## THE TASK:
Copy the data below exactly, omitting any picture it contains.
☆ ☆ ☆ ☆ ☆
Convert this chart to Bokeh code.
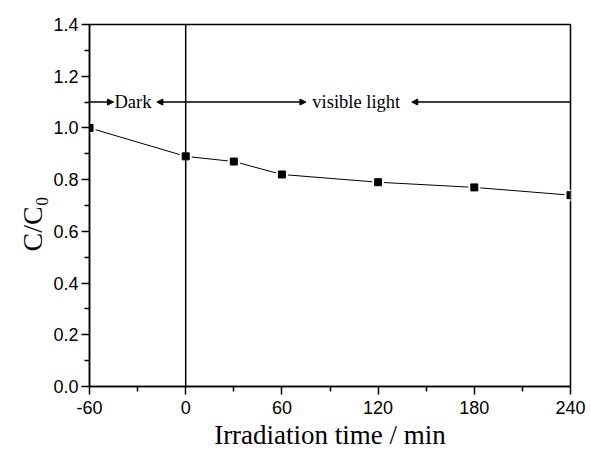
from bokeh.embed import file_html
from bokeh.models import (Arrow, FixedTicker, Label, NormalHead,
                          NumeralTickFormatter, Range1d, Span, Title)
from bokeh.plotting import figure
from bokeh.resources import INLINE

# Photocatalytic degradation: relative concentration vs irradiation time
time_min = [-60, 0, 30, 60, 120, 180, 240]
c_ratio = [1.00, 0.89, 0.87, 0.82, 0.79, 0.77, 0.74]

x_ticks = [-60, 0, 60, 120, 180, 240]
x_minor = [-30, 30, 90, 150, 210]
y_ticks = [0.0, 0.2, 0.4, 0.6, 0.8, 1.0, 1.2, 1.4]
y_minor = [0.1, 0.3, 0.5, 0.7, 0.9, 1.1, 1.3]

# Stage annotation: dark period, then visible light from t = 0
stage_level = 1.1
light_on = 0
dark_label = "Dark"
light_label = "visible light"

X0, X1 = -60, 240
Y0, Y1 = 0.0, 1.4

W, H = 591, 452
LEFT, RIGHT, TOP, BOTTOM = 89, 21, 24, 66

p = figure(width=W, height=H, x_range=Range1d(X0, X1), y_range=Range1d(Y0, Y1),
           output_backend="svg", toolbar_location=None,
           min_border_left=LEFT, min_border_right=RIGHT,
           min_border_top=TOP, min_border_bottom=BOTTOM,
           x_axis_label="Irradiation time / min")

p.background_fill_color = "white"
p.border_fill_color = "white"
p.outline_line_color = "black"
p.outline_line_width = 1.5
p.grid.visible = False

p.xaxis.ticker = FixedTicker(ticks=x_ticks, minor_ticks=x_minor)
p.yaxis.ticker = FixedTicker(ticks=y_ticks, minor_ticks=y_minor)
p.xaxis.formatter = NumeralTickFormatter(format="0")
p.yaxis.formatter = NumeralTickFormatter(format="0.0")

for ax in (p.xaxis, p.yaxis):
    ax.axis_line_color = "black"
    ax.axis_line_width = 1.5
    ax.major_tick_line_color = "black"
    ax.major_tick_line_width = 1.5
    ax.minor_tick_line_color = "black"
    ax.minor_tick_line_width = 1.5
    ax.major_tick_in = 0
    ax.major_tick_out = 8
    ax.minor_tick_in = 0
    ax.minor_tick_out = 5
    ax.major_label_text_font = "Liberation Sans"
    ax.major_label_text_font_size = "18px"
    ax.major_label_text_color = "black"
p.xaxis.major_label_standoff = 6
p.yaxis.major_label_standoff = 3
p.xaxis.axis_label_text_font = "Liberation Serif"
p.xaxis.axis_label_text_font_style = "normal"
p.xaxis.axis_label_text_color = "black"
p.xaxis.axis_label_text_font_size = "27px"
p.xaxis.axis_label_standoff = 3

# vertical axis title, starting a fixed distance above the frame bottom
p.add_layout(Title(text="C/C\u2080", align="left", offset=135, standoff=6,
                   text_font="Liberation Serif", text_font_size="28px",
                   text_font_style="normal", text_color="black"), "left")

# data line with small gaps around the symbols
p.line(time_min, c_ratio, line_color="black", line_width=1)
p.scatter(time_min, c_ratio, marker="square", size=12, fill_color="white",
          line_color=None)
p.scatter(time_min, c_ratio, marker="square", size=7, fill_color="black",
          line_color="black")

# lamp switched on
p.add_layout(Span(location=light_on, dimension="height", line_color="black",
                  line_width=1.5))


def head():
    return NormalHead(size=6, fill_color="black", line_color="black", line_width=1)


arrow_style = dict(line_color="black", line_width=1.5)
dark_tip = -45
light_left_tip = -18
light_right_tip = 75
light_tail_tip = 141
p.add_layout(Arrow(x_start=X0, y_start=stage_level, x_end=dark_tip, y_end=stage_level,
                   end=head(), **arrow_style))
p.add_layout(Arrow(x_start=light_left_tip, y_start=stage_level, x_end=light_right_tip,
                   y_end=stage_level, start=head(), end=head(), **arrow_style))
p.add_layout(Arrow(x_start=X1, y_start=stage_level, x_end=light_tail_tip,
                   y_end=stage_level, end=head(), **arrow_style))

stage_font = dict(text_font="Liberation Serif", text_font_size="18.5px",
                  text_color="black", text_align="left", text_baseline="middle")
p.add_layout(Label(x=dark_tip + 0.6, y=stage_level, text=dark_label, **stage_font))
p.add_layout(Label(x=light_right_tip + 4, y=stage_level, text=light_label, **stage_font))

open("out.html", "w").write(file_html(p, INLINE))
☆ ☆ ☆ ☆ ☆
## FULL ANSWER:
Convert this chart to Bokeh code.
from bokeh.embed import file_html
from bokeh.models import (Arrow, FixedTicker, Label, NormalHead,
                          NumeralTickFormatter, Range1d, Span, Title)
from bokeh.plotting import figure
from bokeh.resources import INLINE

# Photocatalytic degradation: relative concentration vs irradiation time
time_min = [-60, 0, 30, 60, 120, 180, 240]
c_ratio = [1.00, 0.89, 0.87, 0.82, 0.79, 0.77, 0.74]

x_ticks = [-60, 0, 60, 120, 180, 240]
x_minor = [-30, 30, 90, 150, 210]
y_ticks = [0.0, 0.2, 0.4, 0.6, 0.8, 1.0, 1.2, 1.4]
y_minor = [0.1, 0.3, 0.5, 0.7, 0.9, 1.1, 1.3]

# Stage annotation: dark period, then visible light from t = 0
stage_level = 1.1
light_on = 0
dark_label = "Dark"
light_label = "visible light"

X0, X1 = -60, 240
Y0, Y1 = 0.0, 1.4

W, H = 591, 452
LEFT, RIGHT, TOP, BOTTOM = 89, 21, 24, 66

p = figure(width=W, height=H, x_range=Range1d(X0, X1), y_range=Range1d(Y0, Y1),
           output_backend="svg", toolbar_location=None,
           min_border_left=LEFT, min_border_right=RIGHT,
           min_border_top=TOP, min_border_bottom=BOTTOM,
           x_axis_label="Irradiation time / min")

p.background_fill_color = "white"
p.border_fill_color = "white"
p.outline_line_color = "black"
p.outline_line_width = 1.5
p.grid.visible = False

p.xaxis.ticker = FixedTicker(ticks=x_ticks, minor_ticks=x_minor)
p.yaxis.ticker = FixedTicker(ticks=y_ticks, minor_ticks=y_minor)
p.xaxis.formatter = NumeralTickFormatter(format="0")
p.yaxis.formatter = NumeralTickFormatter(format="0.0")

for ax in (p.xaxis, p.yaxis):
    ax.axis_line_color = "black"
    ax.axis_line_width = 1.5
    ax.major_tick_line_color = "black"
    ax.major_tick_line_width = 1.5
    ax.minor_tick_line_color = "black"
    ax.minor_tick_line_width = 1.5
    ax.major_tick_in = 0
    ax.major_tick_out = 8
    ax.minor_tick_in = 0
    ax.minor_tick_out = 5
    ax.major_label_text_font = "Liberation Sans"
    ax.major_label_text_font_size = "18px"
    ax.major_label_text_color = "black"
p.xaxis.major_label_standoff = 6
p.yaxis.major_label_standoff = 3
p.xaxis.axis_label_text_font = "Liberation Serif"
p.xaxis.axis_label_text_font_style = "normal"
p.xaxis.axis_label_text_color = "black"
p.xaxis.axis_label_text_font_size = "27px"
p.xaxis.axis_label_standoff = 3

# vertical axis title, starting a fixed distance above the frame bottom
p.add_layout(Title(text="C/C\u2080", align="left", offset=135, standoff=6,
                   text_font="Liberation Serif", text_font_size="28px",
                   text_font_style="normal", text_color="black"), "left")

# data line with small gaps around the symbols
p.line(time_min, c_ratio, line_color="black", line_width=1)
p.scatter(time_min, c_ratio, marker="square", size=12, fill_color="white",
          line_color=None)
p.scatter(time_min, c_ratio, marker="square", size=7, fill_color="black",
          line_color="black")

# lamp switched on
p.add_layout(Span(location=light_on, dimension="height", line_color="black",
                  line_width=1.5))


def head():
    return NormalHead(size=6, fill_color="black", line_color="black", line_width=1)


arrow_style = dict(line_color="black", line_width=1.5)
dark_tip = -45
light_left_tip = -18
light_right_tip = 75
light_tail_tip = 141
p.add_layout(Arrow(x_start=X0, y_start=stage_level, x_end=dark_tip, y_end=stage_level,
                   end=head(), **arrow_style))
p.add_layout(Arrow(x_start=light_left_tip, y_start=stage_level, x_end=light_right_tip,
                   y_end=stage_level, start=head(), end=head(), **arrow_style))
p.add_layout(Arrow(x_start=X1, y_start=stage_level, x_end=light_tail_tip,
                   y_end=stage_level, end=head(), **arrow_style))

stage_font = dict(text_font="Liberation Serif", text_font_size="18.5px",
                  text_color="black", text_align="left", text_baseline="middle")
p.add_layout(Label(x=dark_tip + 0.6, y=stage_level, text=dark_label, **stage_font))
p.add_layout(Label(x=light_right_tip + 4, y=stage_level, text=light_label, **stage_font))

open("out.html", "w").write(file_html(p, INLINE))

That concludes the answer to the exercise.